JT: A love of flying. And there is some training involved. Your flying has to be very precise, because you're searching very precise areas. Your altitude and the course you hold over the terrain has to be just so. If you're wandering off course, the spotters will miss an area. A CASARA crew is a pilot and navigator in the front and two or more spotters in the back on either side of the aircraft. So the pilot and navigator's sole responsibility is to keep the aircraft following a very exact course and a very exact altitude above the ground so the spotters can do their job efficiently and not miss any areas.
N/N: What's your role as NWT director?
JT: Basically, I direct the volunteer activities of CASARA groups, with my right-hand man, Dave Taylor, my deputy director in Yellowknife. Two of us work very closely together. Being a volunteer organization, we confer on a lot of things. He could be director just as easily as me.
N/N: You're a volunteer?
JT: It's volunteer organization. CASARA is funded by the Department of National Defence, and they provide us with some equipment, things like electronic homing devices, survival gear, radios -- things that we'd need in the event of a search. We maintain a search headquarters here in the airport building. They reimburse us for flying expenses, the running costs on the airplanes.

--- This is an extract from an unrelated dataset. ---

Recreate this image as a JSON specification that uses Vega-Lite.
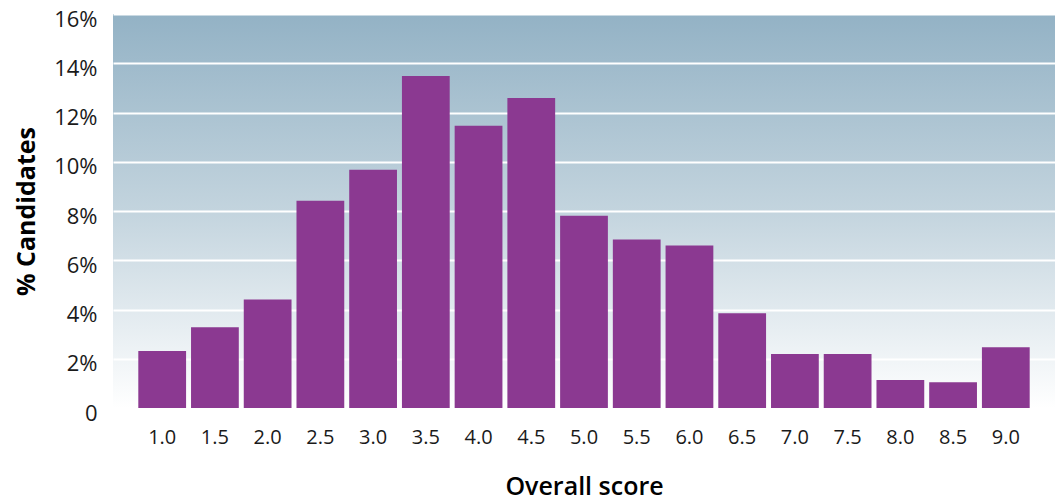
{
  "$schema": "https://vega.github.io/schema/vega-lite/v6.json",
  "autosize": "none",
  "width": 942,
  "height": 394,
  "padding": {"left": 113, "top": 14, "right": 4, "bottom": 96},
  "background": "white",
  "config": {
    "font": "Open Sans",
    "view": {
      "stroke": null,
      "fill": {
        "gradient": "linear",
        "x1": 0, "y1": 0, "x2": 0, "y2": 1,
        "stops": [
          {"offset": 0, "color": "#93b2c5"},
          {"offset": 0.5, "color": "#c3d4de"},
          {"offset": 1, "color": "#ffffff"}
        ]
      }
    },
    "axis": {
      "domain": false,
      "ticks": false,
      "labelColor": "#1a1a1a",
      "titleColor": "#000000",
      "labelFont": "Open Sans",
      "titleFont": "Open Sans"
    }
  },
  "data": {
    "values": [
      {"score": "1.0", "pct": 2.31},
      {"score": "1.5", "pct": 3.28},
      {"score": "2.0", "pct": 4.41},
      {"score": "2.5", "pct": 8.42},
      {"score": "3.0", "pct": 9.68},
      {"score": "3.5", "pct": 13.48},
      {"score": "4.0", "pct": 11.46},
      {"score": "4.5", "pct": 12.59},
      {"score": "5.0", "pct": 7.81},
      {"score": "5.5", "pct": 6.84},
      {"score": "6.0", "pct": 6.6},
      {"score": "6.5", "pct": 3.85},
      {"score": "7.0", "pct": 2.19},
      {"score": "7.5", "pct": 2.19},
      {"score": "8.0", "pct": 1.14},
      {"score": "8.5", "pct": 1.05},
      {"score": "9.0", "pct": 2.47}
    ]
  },
  "mark": {"type": "bar", "color": "#8b3991"},
  "encoding": {
    "x": {
      "field": "score",
      "type": "nominal",
      "sort": null,
      "scale": {"paddingInner": 0.094, "paddingOuter": 0.48},
      "axis": {
        "title": "Overall score",
        "labelAngle": 0,
        "labelFontSize": 20,
        "labelPadding": 19,
        "titleFontSize": 25,
        "titleFontWeight": 600,
        "titlePadding": 27,
        "grid": false
      }
    },
    "y": {
      "field": "pct",
      "type": "quantitative",
      "scale": {"domain": [0, 16], "nice": false},
      "axis": {
        "title": "% Candidates",
        "values": [0, 2, 4, 6, 8, 10, 12, 14, 16],
        "labelExpr": "datum.value == 0 ? '0' : datum.value + '%'",
        "labelFontSize": 22,
        "labelPadding": 16,
        "labelOffset": 5,
        "labelBound": false,
        "labelFlush": false,
        "titleFontSize": 25,
        "titleFontWeight": "bold",
        "titlePadding": 14,
        "grid": true,
        "gridColor": "#ffffff",
        "gridWidth": 2,
        "gridOpacity": 1
      }
    }
  }
}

N/N: How many times have you been on a search in your own plane?
JT: In the last five years, two actual searches in Hay River, one was a boat and one was a lost person. In the zone itself, we had another call last year for a missing aircraft, which turned out quite well. He just put down for the night and forgot to tell anybody.
N/N: How important is the work that CASARA does?
JT: If an airplane went missing or somebody went missing, the Rescue Co-ordination Centre down in Trenton is the one that get things rolling. They would have to dispatch a Hercules from Winnipeg to get here. So that's a three-hour trip and a Hercules trip is very expensive. We can be -- from receiving the call to being in the air -- about one hour with a volunteer crew. That could mean life or death.... We also can be tasked by the RCMP or the GNWT, as well as search and rescue.
N/N: How do you go about promoting CASARA to people?
JT: It's not hard to sell. It has to be the right sort of person. They have to like flying, not necessarily be a pilot but they have to like being in small airplanes. It really doesn't suit some people. The ones it does suit really love it.
N/N: In which NWT communities is CASARA now operating?
JT: We've got Yellowknife and Hay River, and they've been running for a long time. Fort Smith is new. They just got certified last fall after a year of training. And Inuvik has been going for a while, but they disappeared off the radar map for a while and then just this last December got certified again. Now all our four zones are operational. We'd like to get something going in Norman Wells and something going in Fort Simpson, so we'd cover the whole Mackenzie corridor.
N/N: What's the most rewarding part of this volunteer role?
JT: We don't do many searches. But have successful training sessions where we find the target that we put out. Just the knowledge that we're operational and ready at any moment to go out and look if there's an emergency. We're not helpless.
N/N: Did you get involved in CASARA because you had problems yourself while flying?
JT: No. But the really good thing about CASARA is it helps any pilot realize how difficult it is to find people on the ground. In doing that, it improves their safety, because once you realize how tough it is to find people, you start planning your flights very carefully.